Hi Everyone - I've been a lurker now for about 2 weeks and after sitting for the GMAT real-time today, I thought I'd come out of the woods to say hello as it seems I'll be sticking around for awhile since I have to retake!
I think I found this forum too late for the first go but thankfully you get a second a chance with these things and look forward to it (does that sound sick!? looking forward to it?!)
My story:
Took a
Kaplan class a few months back and was getting a 570-590 on my practice exams but I had heard they scored a little off so I was hoping to get around a 650 on the real thing. Studied the
OG but I don't think enough based on what people here say, I only used it now and again. I dabbled with the 800Kaplan book but again, not as much as I could/should have.
The test center was great - clean, friendly and efficient. I showed up 30 minutes early and they let me start anyway. The GMAT test takers get their own separate side of the room so I was all by myself and it was pretty quiet. We got headphones and earplugs. The wire-bound scrap board wasn't as bad as I thought though the grids in it kind of threw me at first so I would reccomend getting grid paper to practice. The marker was fine though it was all over me when I finished!
The AWA seemed straighforward and I was glad for it - I needed something to calm my nerves. Didn't take all of my first break - only quickly went to the toilet and didn't bother eating. I was anxious to get th emath going. First 2 questions were geometry - ugh, not my strong point. First one was on coordinate geometry and figuring out slope. The math was not as challenging as I thought though I am not in love with my score. I got one probability, one arrangement, a few averages, ratios, etc. I got at least 3 sequence questions, which I thought was a lot but they were actually okay. Again, I'm not in love with my score but I'm surprised I didn't feel as awful about the section at the end. I had felt far worse on practice exams. Weird.

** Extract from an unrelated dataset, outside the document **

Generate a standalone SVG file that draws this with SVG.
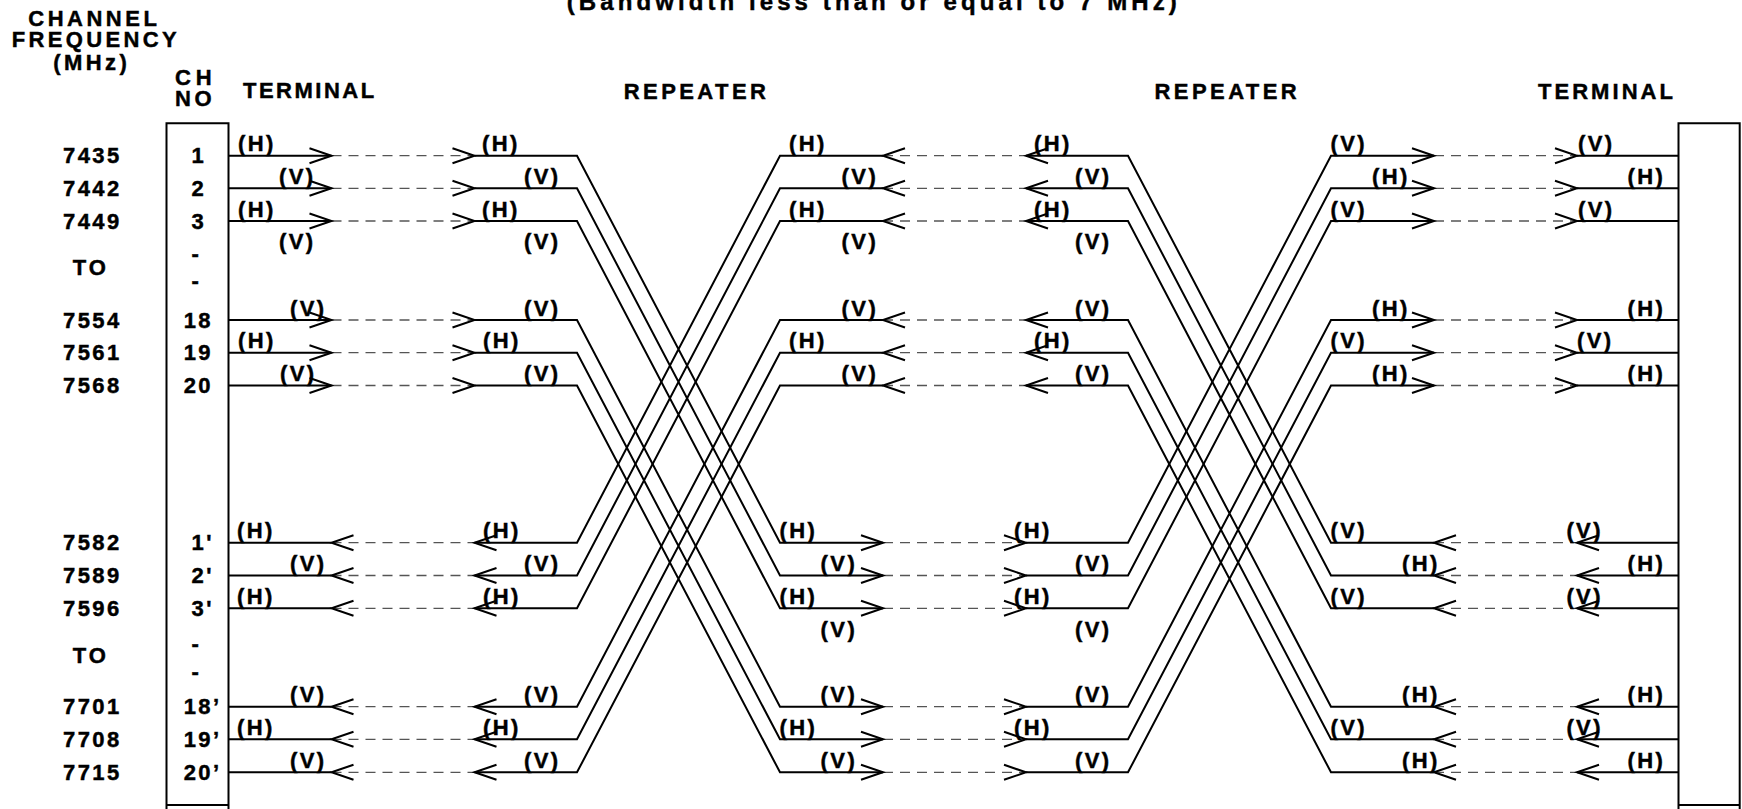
<svg xmlns="http://www.w3.org/2000/svg" xmlns:xlink="http://www.w3.org/1999/xlink" width="1742" height="809" viewBox="0 0 1742 809">
<style>
  .t { font-family: "Liberation Sans", Arial, Helvetica, sans-serif; font-weight: bold; font-size: 22px; fill: #000; stroke: #000; stroke-width: 0.45px; }
  .lb { letter-spacing: 2.4px; }
  .ln { fill: none; stroke: #000; stroke-width: 2; stroke-linejoin: miter; }
  .ds { fill: none; stroke: #555; stroke-width: 1.3; stroke-dasharray: 10 7; }
  .ah { fill: none; stroke: #000; stroke-width: 2; stroke-linejoin: miter; }
</style>
<defs>
  <path id="aR" class="ah" d="M-22,-7.5L0,0L-22,7.5"/>
  <path id="aL" class="ah" d="M22,-7.5L0,0L22,7.5"/>
</defs>
<rect width="1742" height="809" fill="#fff"/>

<g id="headings" class="t">
  <text x="566.7" y="10" style="font-size:24px;letter-spacing:4.09px">(Bandwidth less than or equal to 7 MHz)</text>
  <text x="28.3" y="26" style="letter-spacing:3.5px">CHANNEL</text>
  <text x="11.7" y="46.7" style="letter-spacing:3.36px">FREQUENCY</text>
  <text x="53.3" y="70" style="letter-spacing:3.4px">(MHz)</text>
  <text x="175" y="85" style="letter-spacing:4.9px">CH</text>
  <text x="175" y="106" style="letter-spacing:3.7px">NO</text>
  <text x="243" y="97.7" style="letter-spacing:2.5px">TERMINAL</text>
  <text x="623.7" y="98.5" style="letter-spacing:3.44px">REPEATER</text>
  <text x="1154.5" y="98.5" style="letter-spacing:3.44px">REPEATER</text>
  <text x="1538" y="98.5" style="letter-spacing:3.04px">TERMINAL</text>
</g>

<g id="frequencies" class="t lb">
  <text x="63" y="163.2">7435</text>
  <text x="63" y="195.8">7442</text>
  <text x="63" y="228.5">7449</text>
  <text x="72.7" y="275" style="letter-spacing:3.1px">TO</text>
  <text x="63" y="327.5">7554</text>
  <text x="63" y="360.2">7561</text>
  <text x="63" y="393">7568</text>
  <text x="63" y="550.2">7582</text>
  <text x="63" y="583">7589</text>
  <text x="63" y="615.8">7596</text>
  <text x="72.7" y="663.3" style="letter-spacing:3.1px">TO</text>
  <text x="63" y="714.2">7701</text>
  <text x="63" y="746.8">7708</text>
  <text x="63" y="779.8">7715</text>
</g>

<g id="terminal-left">
  <path class="ln" d="M166.5,123.3V809M228.5,123.3V809M165.5,123.3H229.5M165.5,805H229.5"/>
  <g class="t lb">
    <text x="191.5" y="163.2">1</text>
    <text x="191.5" y="195.8">2</text>
    <text x="191.5" y="228.5">3</text>
    <text x="191.5" y="260.8">-</text>
    <text x="191.5" y="288">-</text>
    <text x="183.7" y="327.5">18</text>
    <text x="183.7" y="360.2">19</text>
    <text x="183.7" y="393">20</text>
    <text x="191.5" y="550.2">1'</text>
    <text x="191.5" y="583">2'</text>
    <text x="191.5" y="615.8">3'</text>
    <text x="191.5" y="651.3">-</text>
    <text x="191.5" y="678.7">-</text>
    <text x="183.7" y="714.2">18’</text>
    <text x="183.7" y="746.8">19’</text>
    <text x="183.7" y="779.8">20’</text>
  </g>
</g>

<g id="terminal-right">
  <path class="ln" d="M1678.5,123.3V809M1739.7,123.3V809M1677.5,123.3H1740.7M1677.5,805H1740.7"/>
</g>

<g id="connectors">
  <g id="dashed-links" class="ds">
    <path d="M331.5,155.7H474.5M883,155.7H1026M1434,155.7H1577"/>
    <path d="M331.5,188.3H474.5M883,188.3H1026M1434,188.3H1577"/>
    <path d="M331.5,221H474.5M883,221H1026M1434,221H1577"/>
    <path d="M331.5,320H474.5M883,320H1026M1434,320H1577"/>
    <path d="M331.5,352.7H474.5M883,352.7H1026M1434,352.7H1577"/>
    <path d="M331.5,385.5H474.5M883,385.5H1026M1434,385.5H1577"/>
    <path d="M331.5,542.7H474.5M883,542.7H1026M1434,542.7H1577"/>
    <path d="M331.5,575.5H474.5M883,575.5H1026M1434,575.5H1577"/>
    <path d="M331.5,608.3H474.5M883,608.3H1026M1434,608.3H1577"/>
    <path d="M331.5,706.7H474.5M883,706.7H1026M1434,706.7H1577"/>
    <path d="M331.5,739.3H474.5M883,739.3H1026M1434,739.3H1577"/>
    <path d="M331.5,772.3H474.5M883,772.3H1026M1434,772.3H1577"/>
  </g>
  <g id="solid-paths" class="ln">
    <path d="M228.5,155.7H331.5M474.5,155.7H577L780,542.7H883M1026,542.7H1128L1331,155.7H1434M1577,155.7H1679M1679,542.7H1577M1434,542.7H1331L1128,155.7H1026M883,155.7H780L577,542.7H474.5M331.5,542.7H228.5"/>
    <path d="M228.5,188.3H331.5M474.5,188.3H577L780,575.5H883M1026,575.5H1128L1331,188.3H1434M1577,188.3H1679M1679,575.5H1577M1434,575.5H1331L1128,188.3H1026M883,188.3H780L577,575.5H474.5M331.5,575.5H228.5"/>
    <path d="M228.5,221H331.5M474.5,221H577L780,608.3H883M1026,608.3H1128L1331,221H1434M1577,221H1679M1679,608.3H1577M1434,608.3H1331L1128,221H1026M883,221H780L577,608.3H474.5M331.5,608.3H228.5"/>
    <path d="M228.5,320H331.5M474.5,320H577L780,706.7H883M1026,706.7H1128L1331,320H1434M1577,320H1679M1679,706.7H1577M1434,706.7H1331L1128,320H1026M883,320H780L577,706.7H474.5M331.5,706.7H228.5"/>
    <path d="M228.5,352.7H331.5M474.5,352.7H577L780,739.3H883M1026,739.3H1128L1331,352.7H1434M1577,352.7H1679M1679,739.3H1577M1434,739.3H1331L1128,352.7H1026M883,352.7H780L577,739.3H474.5M331.5,739.3H228.5"/>
    <path d="M228.5,385.5H331.5M474.5,385.5H577L780,772.3H883M1026,772.3H1128L1331,385.5H1434M1577,385.5H1679M1679,772.3H1577M1434,772.3H1331L1128,385.5H1026M883,385.5H780L577,772.3H474.5M331.5,772.3H228.5"/>
  </g>
  <g id="arrowheads">
    <use xlink:href="#aR" x="331.5" y="155.7"/><use xlink:href="#aR" x="474.5" y="155.7"/><use xlink:href="#aL" x="883" y="155.7"/><use xlink:href="#aL" x="1026" y="155.7"/><use xlink:href="#aR" x="1434" y="155.7"/><use xlink:href="#aR" x="1577" y="155.7"/>
    <use xlink:href="#aR" x="331.5" y="188.3"/><use xlink:href="#aR" x="474.5" y="188.3"/><use xlink:href="#aL" x="883" y="188.3"/><use xlink:href="#aL" x="1026" y="188.3"/><use xlink:href="#aR" x="1434" y="188.3"/><use xlink:href="#aR" x="1577" y="188.3"/>
    <use xlink:href="#aR" x="331.5" y="221"/><use xlink:href="#aR" x="474.5" y="221"/><use xlink:href="#aL" x="883" y="221"/><use xlink:href="#aL" x="1026" y="221"/><use xlink:href="#aR" x="1434" y="221"/><use xlink:href="#aR" x="1577" y="221"/>
    <use xlink:href="#aR" x="331.5" y="320"/><use xlink:href="#aR" x="474.5" y="320"/><use xlink:href="#aL" x="883" y="320"/><use xlink:href="#aL" x="1026" y="320"/><use xlink:href="#aR" x="1434" y="320"/><use xlink:href="#aR" x="1577" y="320"/>
    <use xlink:href="#aR" x="331.5" y="352.7"/><use xlink:href="#aR" x="474.5" y="352.7"/><use xlink:href="#aL" x="883" y="352.7"/><use xlink:href="#aL" x="1026" y="352.7"/><use xlink:href="#aR" x="1434" y="352.7"/><use xlink:href="#aR" x="1577" y="352.7"/>
    <use xlink:href="#aR" x="331.5" y="385.5"/><use xlink:href="#aR" x="474.5" y="385.5"/><use xlink:href="#aL" x="883" y="385.5"/><use xlink:href="#aL" x="1026" y="385.5"/><use xlink:href="#aR" x="1434" y="385.5"/><use xlink:href="#aR" x="1577" y="385.5"/>
    <use xlink:href="#aL" x="331.5" y="542.7"/><use xlink:href="#aL" x="474.5" y="542.7"/><use xlink:href="#aR" x="883" y="542.7"/><use xlink:href="#aR" x="1026" y="542.7"/><use xlink:href="#aL" x="1434" y="542.7"/><use xlink:href="#aL" x="1577" y="542.7"/>
    <use xlink:href="#aL" x="331.5" y="575.5"/><use xlink:href="#aL" x="474.5" y="575.5"/><use xlink:href="#aR" x="883" y="575.5"/><use xlink:href="#aR" x="1026" y="575.5"/><use xlink:href="#aL" x="1434" y="575.5"/><use xlink:href="#aL" x="1577" y="575.5"/>
    <use xlink:href="#aL" x="331.5" y="608.3"/><use xlink:href="#aL" x="474.5" y="608.3"/><use xlink:href="#aR" x="883" y="608.3"/><use xlink:href="#aR" x="1026" y="608.3"/><use xlink:href="#aL" x="1434" y="608.3"/><use xlink:href="#aL" x="1577" y="608.3"/>
    <use xlink:href="#aL" x="331.5" y="706.7"/><use xlink:href="#aL" x="474.5" y="706.7"/><use xlink:href="#aR" x="883" y="706.7"/><use xlink:href="#aR" x="1026" y="706.7"/><use xlink:href="#aL" x="1434" y="706.7"/><use xlink:href="#aL" x="1577" y="706.7"/>
    <use xlink:href="#aL" x="331.5" y="739.3"/><use xlink:href="#aL" x="474.5" y="739.3"/><use xlink:href="#aR" x="883" y="739.3"/><use xlink:href="#aR" x="1026" y="739.3"/><use xlink:href="#aL" x="1434" y="739.3"/><use xlink:href="#aL" x="1577" y="739.3"/>
    <use xlink:href="#aL" x="331.5" y="772.3"/><use xlink:href="#aL" x="474.5" y="772.3"/><use xlink:href="#aR" x="883" y="772.3"/><use xlink:href="#aR" x="1026" y="772.3"/><use xlink:href="#aL" x="1434" y="772.3"/><use xlink:href="#aL" x="1577" y="772.3"/>
  </g>
</g>

<g id="polarisation-labels" class="t lb">
  <!-- segment 1 : terminal to repeater 1 -->
  <text x="238" y="151.2">(H)</text><text x="482" y="151.2">(H)</text>
  <text x="279" y="183.8">(V)</text><text x="524" y="183.8">(V)</text>
  <text x="238" y="216.5">(H)</text><text x="482" y="216.5">(H)</text>
  <text x="279" y="249.2">(V)</text><text x="524" y="249.2">(V)</text>
  <text x="290" y="315.5">(V)</text><text x="524" y="315.5">(V)</text>
  <text x="238" y="348.2">(H)</text><text x="483" y="348.2">(H)</text>
  <text x="280" y="381">(V)</text><text x="524" y="381">(V)</text>
  <text x="237" y="538.2">(H)</text><text x="483" y="538.2">(H)</text>
  <text x="290" y="571">(V)</text><text x="524" y="571">(V)</text>
  <text x="237" y="603.8">(H)</text><text x="483" y="603.8">(H)</text>
  <text x="290" y="702.2">(V)</text><text x="524" y="702.2">(V)</text>
  <text x="237" y="734.8">(H)</text><text x="483" y="734.8">(H)</text>
  <text x="290" y="767.8">(V)</text><text x="524" y="767.8">(V)</text>
  <!-- segment 2 : repeater 1 to repeater 2 -->
  <text x="789" y="151.2">(H)</text><text x="1034" y="151.2">(H)</text>
  <text x="841.6" y="183.8">(V)</text><text x="1075" y="183.8">(V)</text>
  <text x="789" y="216.5">(H)</text><text x="1034" y="216.5">(H)</text>
  <text x="841.6" y="249.2">(V)</text><text x="1075" y="249.2">(V)</text>
  <text x="841.6" y="315.5">(V)</text><text x="1075" y="315.5">(V)</text>
  <text x="789" y="348.2">(H)</text><text x="1034" y="348.2">(H)</text>
  <text x="841.6" y="381">(V)</text><text x="1075" y="381">(V)</text>
  <text x="779.6" y="538.2">(H)</text><text x="1014" y="538.2">(H)</text>
  <text x="820.6" y="571">(V)</text><text x="1075" y="571">(V)</text>
  <text x="779.6" y="603.8">(H)</text><text x="1014" y="603.8">(H)</text>
  <text x="820.6" y="636.6">(V)</text><text x="1075" y="636.6">(V)</text>
  <text x="820.6" y="702.2">(V)</text><text x="1075" y="702.2">(V)</text>
  <text x="779.6" y="734.8">(H)</text><text x="1014" y="734.8">(H)</text>
  <text x="820.6" y="767.8">(V)</text><text x="1075" y="767.8">(V)</text>
  <!-- segment 3 : repeater 2 to terminal -->
  <text x="1330.5" y="151.2">(V)</text><text x="1578" y="151.2">(V)</text>
  <text x="1372" y="183.8">(H)</text><text x="1627.6" y="183.8">(H)</text>
  <text x="1330.5" y="216.5">(V)</text><text x="1578" y="216.5">(V)</text>
  <text x="1372" y="315.5">(H)</text><text x="1627.6" y="315.5">(H)</text>
  <text x="1330.5" y="348.2">(V)</text><text x="1577" y="348.2">(V)</text>
  <text x="1372" y="381">(H)</text><text x="1627.6" y="381">(H)</text>
  <text x="1330.5" y="538.2">(V)</text><text x="1566.4" y="538.2">(V)</text>
  <text x="1402" y="571">(H)</text><text x="1627.6" y="571">(H)</text>
  <text x="1330.5" y="603.8">(V)</text><text x="1566.4" y="603.8">(V)</text>
  <text x="1402" y="702.2">(H)</text><text x="1627.6" y="702.2">(H)</text>
  <text x="1330.5" y="734.8">(V)</text><text x="1566.4" y="734.8">(V)</text>
  <text x="1402" y="767.8">(H)</text><text x="1627.6" y="767.8">(H)</text>
</g>
</svg>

What I did feel absolutely terrible about, which bummed me out because I thought I was going to kick *ss in was the bloody VERBAL section. By question three it had already sucked the life out of me, especially since I was scoring practially perfect SC and CR on my final practices. The first Verbal question was a SC question that, for the first time in a very long time, didn't just jump out at me. In fact, on question number one, I HAD TO GUESS. I honestly didn't know. Grr, and SC has been, from day 1, my secret weapon. And the rest was just downhill. The third Q was RC and it was easy so I knew I messed up the first 2 SC and then it went from bad to worse. I got psychied if you will and the mental game did not go in my favor. Q 42, V 30.
I went in there thinking this was a trial run because after a few reads here I realized a lot more work has to go in to a 700 or above. So I think that is why I'm not as upset as I am shocked: I can't believe the verbal was so bad.
So, that's my story. Chapter 2 begins today as I regroup and start for round 2 of this test - going for gold, nothing less than a 700 now. Not applying for another year so have some time. Will hope to retake over the next 2-3 months.
Looking forward to learning from you and sharing experiences.